The Theft of the Journey
You may have seen this shit on Twitter. In summary: a milquetoast tech-bro used AI to generate art and text for a children's book, got it put together in a weekend, and put it up on Kindle. He thinks this is a win, as tech-bros are big on output and streamlining production. The focus is on the product, not on process, which is like wanting to eat spaghetti every night and relying solely on Doordash to get it you instead of taking the time to learn how to cook it yourself and improve the recipe over time to your liking at a greatly reduced cost.
Anyway: AI-created art and text is theft. It's built on the uncompensated work of countless creatives, put into a machine-learning blender and spit out for profit. That's bad enough, and reason enough to side-eye any AI-produced work until someone comes up with a more ethical way to feed the machine. It also steals the journey from aspiring creatives by circumventing the learning and improvement process.

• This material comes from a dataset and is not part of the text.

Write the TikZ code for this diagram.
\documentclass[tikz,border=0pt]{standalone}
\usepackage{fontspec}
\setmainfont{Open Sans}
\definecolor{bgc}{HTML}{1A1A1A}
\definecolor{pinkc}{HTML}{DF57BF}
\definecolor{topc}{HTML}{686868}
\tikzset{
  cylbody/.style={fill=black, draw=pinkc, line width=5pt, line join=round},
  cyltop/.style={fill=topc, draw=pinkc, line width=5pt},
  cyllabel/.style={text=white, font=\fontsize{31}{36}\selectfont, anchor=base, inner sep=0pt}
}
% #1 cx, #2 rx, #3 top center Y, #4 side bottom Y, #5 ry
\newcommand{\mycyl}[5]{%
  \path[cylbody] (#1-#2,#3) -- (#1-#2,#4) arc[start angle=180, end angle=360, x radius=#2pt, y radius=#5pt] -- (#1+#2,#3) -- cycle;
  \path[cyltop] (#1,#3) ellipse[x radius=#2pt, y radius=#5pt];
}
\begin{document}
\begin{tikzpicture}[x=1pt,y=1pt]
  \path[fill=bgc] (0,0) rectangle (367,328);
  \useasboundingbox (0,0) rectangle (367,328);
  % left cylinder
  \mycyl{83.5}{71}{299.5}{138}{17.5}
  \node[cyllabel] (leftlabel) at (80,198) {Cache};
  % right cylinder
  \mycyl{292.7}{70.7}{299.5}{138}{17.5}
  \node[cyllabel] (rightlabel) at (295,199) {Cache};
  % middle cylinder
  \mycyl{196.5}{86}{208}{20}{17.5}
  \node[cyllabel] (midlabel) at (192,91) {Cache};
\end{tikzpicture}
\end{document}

My example: I grew up fairly poor. My parents spoiled me when they could, but what they always had plenty to give me was support. They believed in me and backed any dream I had, including wanting to work in the game industry some day.

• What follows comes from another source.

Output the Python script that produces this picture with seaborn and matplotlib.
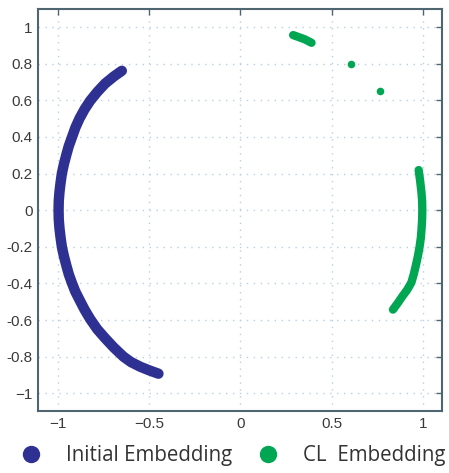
import matplotlib
matplotlib.use("Agg")
import matplotlib.pyplot as plt
from matplotlib.lines import Line2D
import pandas as pd
import seaborn as sns

# values
initial_x = [-0.651, -0.695, -0.742, -0.786, -0.825, -0.856, -0.883, -0.906, -0.925, -0.942,
             -0.956, -0.969, -0.980, -0.987, -0.993, -0.997, -0.998,
             -0.997, -0.993, -0.987, -0.980, -0.969, -0.956, -0.942, -0.925, -0.906,
             -0.883, -0.856, -0.825, -0.786, -0.742, -0.695, -0.642, -0.600, -0.550,
             -0.500, -0.450]
initial_y = [0.761, 0.730, 0.692, 0.645, 0.597, 0.550, 0.501, 0.450, 0.397, 0.350,
             0.300, 0.250, 0.200, 0.150, 0.100, 0.050, 0.000,
             -0.050, -0.100, -0.150, -0.200, -0.250, -0.300, -0.350, -0.397, -0.445,
             -0.490, -0.542, -0.594, -0.650, -0.700, -0.750, -0.800, -0.830, -0.855,
             -0.875, -0.893]

cl_arc_x = [0.978, 0.986, 0.993, 0.997, 0.998, 0.997, 0.994, 0.990, 0.983, 0.974,
            0.963, 0.951, 0.938, 0.915, 0.889, 0.865, 0.837]
cl_arc_y = [0.219, 0.160, 0.100, 0.050, 0.000, -0.050, -0.100, -0.150, -0.200, -0.250,
            -0.300, -0.350, -0.395, -0.435, -0.470, -0.505, -0.543]

cl_top_x = [0.289, 0.320, 0.355, 0.390]
cl_top_y = [0.956, 0.945, 0.932, 0.914]

cl_dots_x = [0.609, 0.764]
cl_dots_y = [0.796, 0.652]

x_ticks = [-1, -0.5, 0, 0.5, 1]
x_tick_labels = ["\u22121", "\u22120.5", "0", "0.5", "1"]
y_ticks = [-1, -0.8, -0.6, -0.4, -0.2, 0, 0.2, 0.4, 0.6, 0.8, 1]
y_tick_labels = ["\u22121", "-0.8", "-0.6", "-0.4", "-0.2", "0", "0.2", "0.4", "0.6", "0.8", "1"]

blue = "#2e3192"
green = "#00a651"
frame = "#4f6670"

sns.set_style("white")
plt.rcParams["font.family"] = ["Liberation Sans", "DejaVu Sans"]

fig = plt.figure(figsize=(4.49, 4.73), dpi=100)
ax = fig.add_axes([0.085, 0.131, 0.899, 0.849])

initial_df = pd.DataFrame({"x": initial_x, "y": initial_y})
arc_df = pd.DataFrame({"x": cl_arc_x, "y": cl_arc_y})
top_df = pd.DataFrame({"x": cl_top_x, "y": cl_top_y})
dots_df = pd.DataFrame({"x": cl_dots_x, "y": cl_dots_y})

line_style = dict(sort=False, estimator=None, ax=ax, solid_capstyle="round",
                  solid_joinstyle="round")
sns.lineplot(data=initial_df, x="x", y="y", color=blue, linewidth=7.5, **line_style)
sns.lineplot(data=arc_df, x="x", y="y", color=green, linewidth=6, **line_style)
sns.lineplot(data=top_df, x="x", y="y", color=green, linewidth=6, **line_style)
sns.scatterplot(data=dots_df, x="x", y="y", ax=ax, color=green, s=30, linewidth=0)

ax.set_xlim(-1.11, 1.105)
ax.set_ylim(-1.097, 1.096)
ax.set_xticks(x_ticks)
ax.set_xticklabels(x_tick_labels)
ax.set_yticks(y_ticks)
ax.set_yticklabels(y_tick_labels)
ax.set_xlabel("")
ax.set_ylabel("")
ax.grid(True, color="#b9cfe3", linestyle=(0, (1, 4)), linewidth=1)
ax.tick_params(direction="in", length=4, width=1, color=frame, top=True, right=True,
               labelsize=11, labelcolor="#3a3a3a", pad=4)
for side in ax.spines.values():
    side.set_color(frame)
    side.set_linewidth(1.5)

handles = [
    Line2D([], [], marker="o", linestyle="", color=blue, markersize=11.5),
    Line2D([], [], marker="o", linestyle="", color=green, markersize=11.5),
]
fig.legend(handles, ["Initial Embedding", "CL  Embedding"], loc="center left",
           bbox_to_anchor=(10 / 449, 0.036), ncol=2, frameon=False,
           prop={"family": "Open Sans", "size": 14.8}, labelcolor="#333333",
           handlelength=2, handletextpad=0.72, columnspacing=0.75,
           borderpad=0, borderaxespad=0)

fig.savefig("out.png", dpi=100, facecolor="white")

I went to college later than most, focusing on professional writing, as that was how I was going to make my career writing for games and about games. I had been writing my entire life, and it seemed fitting. In the end, all my work landed me a QA job, which lasted about a year. For the next few years, I worked service jobs while doing bits of game writing here and there, some paid, some not, all in an effort to get back in.
Around 2015, well into my 30s, I got a job at another studio doing community and support, which would eventually turn into roles in writing, narrative design, and game design. Before that happened, I set my targets elsewhere. I looked at BioWare's hiring requirements. They were looking for writers with traditionally-published fantasy novels under their belts. I had a concept I had been wanting to explore for the better part of a decade, but it was a lot of effort, so I tried to figure out what else I could do to break in.

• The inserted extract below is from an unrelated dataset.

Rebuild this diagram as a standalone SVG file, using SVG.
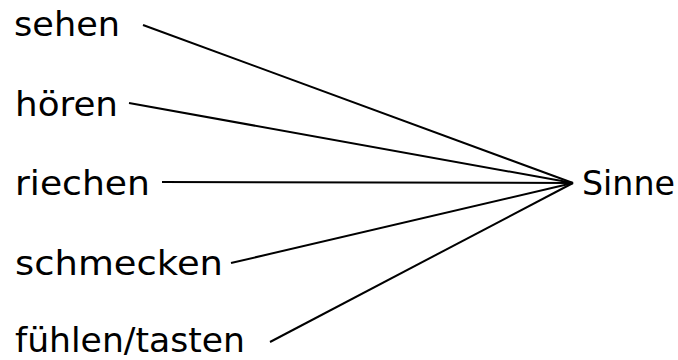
<svg xmlns="http://www.w3.org/2000/svg" width="678" height="360" viewBox="0 0 678 360">
<style>
text{font-family:"DejaVu Sans","Liberation Sans",sans-serif;font-size:34px;fill:#000}
.c line{stroke:#000;stroke-width:2}
</style>
<rect width="678" height="360" fill="#fff"/>
<g id="sehen"><text x="14" y="36" textLength="106" lengthAdjust="spacingAndGlyphs">sehen</text></g>
<g id="hoeren"><text x="15" y="116" textLength="103" lengthAdjust="spacingAndGlyphs">hören</text></g>
<g id="riechen"><text x="15" y="195" textLength="135" lengthAdjust="spacingAndGlyphs">riechen</text></g>
<g id="schmecken"><text x="15" y="275" textLength="208" lengthAdjust="spacingAndGlyphs">schmecken</text></g>
<g id="fuehlen"><text x="15" y="352" textLength="230" lengthAdjust="spacingAndGlyphs">fühlen/tasten</text></g>
<g id="sinne"><text x="582" y="195" textLength="93" lengthAdjust="spacingAndGlyphs">Sinne</text></g>
<g class="c" id="connectors">
<line x1="143" y1="25" x2="573" y2="183"/>
<line x1="129" y1="103" x2="573" y2="183"/>
<line x1="162" y1="182" x2="573" y2="183"/>
<line x1="231" y1="263" x2="573" y2="183"/>
<line x1="270" y1="342" x2="573" y2="183"/>
</g>
</svg>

In 2017, I had managed to become a game writer and narrative designer at my studio without realizing it by contributing when asked and being handed more and more responsibilities. I had broken in through the window, but I was still focused on the front door. That, in my mind, required a novel to open. I revisited my concept and over the next two years, I wrote one of the finest trunk novels in existence and half of a sequel.
I had worked on several gamest by this point. I realized that you don't need a published novel to be a game writer or narrative designer. That was just BioWare being weird. But I still wanted to put a novel out into the world. I caught the itch. I spent the next year writing what would become Scarlet & Sunder, my upcoming self-pub debut, and three more years editing, refining, and producing it. I'm also 100k words into another novel, started in that same timeframe.
I can't tell you how much I've improved, as a writer and as a human being, from the experience of creating these books. I've learned a lot about myself, from what work flow is best for me, to the times of the day I'm most productive, to what I'm capable of. I've gone further than I ever imagined, and I carry that confidence and skill forward into future projects and endeavors.
Now, imagine if I had sat down one weekend, thrown a few phrases like "Sentai" and "Magical Mecha" and "Tokusatsu" into text fields, pressed enter, did the same for cover art, and hit "Publish." Not only would I have a much worse product, but I would have denied myself all of that growth. I would have stolen that journey from myself, and learned nothing. I would have gained nothing.
I'm not saying artists need to struggle, or that creating art should be more difficult than it has to be. Art is for everyone. Tools exist to make your life easier and increase productivity, and many of them don't steal from uncompensated artists. You also don't have to do everything yourself. I'm a writer by trade. I can't draw for shit. Does that mean I should learn digital painting, as the only alternative to theft, if I want cover art?
Not necessarily. It's a good skill to have, but I poured my points into the written word, and have no interest in a re-spec. I could have used AI to generate a cover, like Tor recently did (that's a whole other can of worms). Instead, I put aside money for production. I hired Felix Ortiz to produce my cover art. I contracted Charlie Knight to handle editing. I'm tentatively working with Shawn T King for design (fingers crossed he has time for me!)
You may or may not know these names, but these folks rock. It took time and planning to save up the thousands of dollars I needed to hire the exact professionals I wanted so I could do the job right to my personal standards. Not everyone has that privilege, and I recognize that. Self-pub, and art in general, shouldn't be as expensive as it is.
People should also be compensated for their work, though, and there are cheaper ways to create. There are ways to get access to the content you're not able to create yourself, from budget options, to crowdfunding, trades, and more. There are other options to explore before resorting to theft. Your work deserves to exist and be seen, but not at the expense of other working creatives.
Develop your skillset in your chosen discipline. Create wonderful things. If you need content that falls outside of your wheelhouse and circumstances keep you from learning how to make it yourself, you should be able to have it, but you're not entitled to it. Collaborate. Work on smaller, simpler projects while you save up for the magnum opus. Whatever you need to do to get there.
Just don't cheat other creatives, and don't cheat yourself.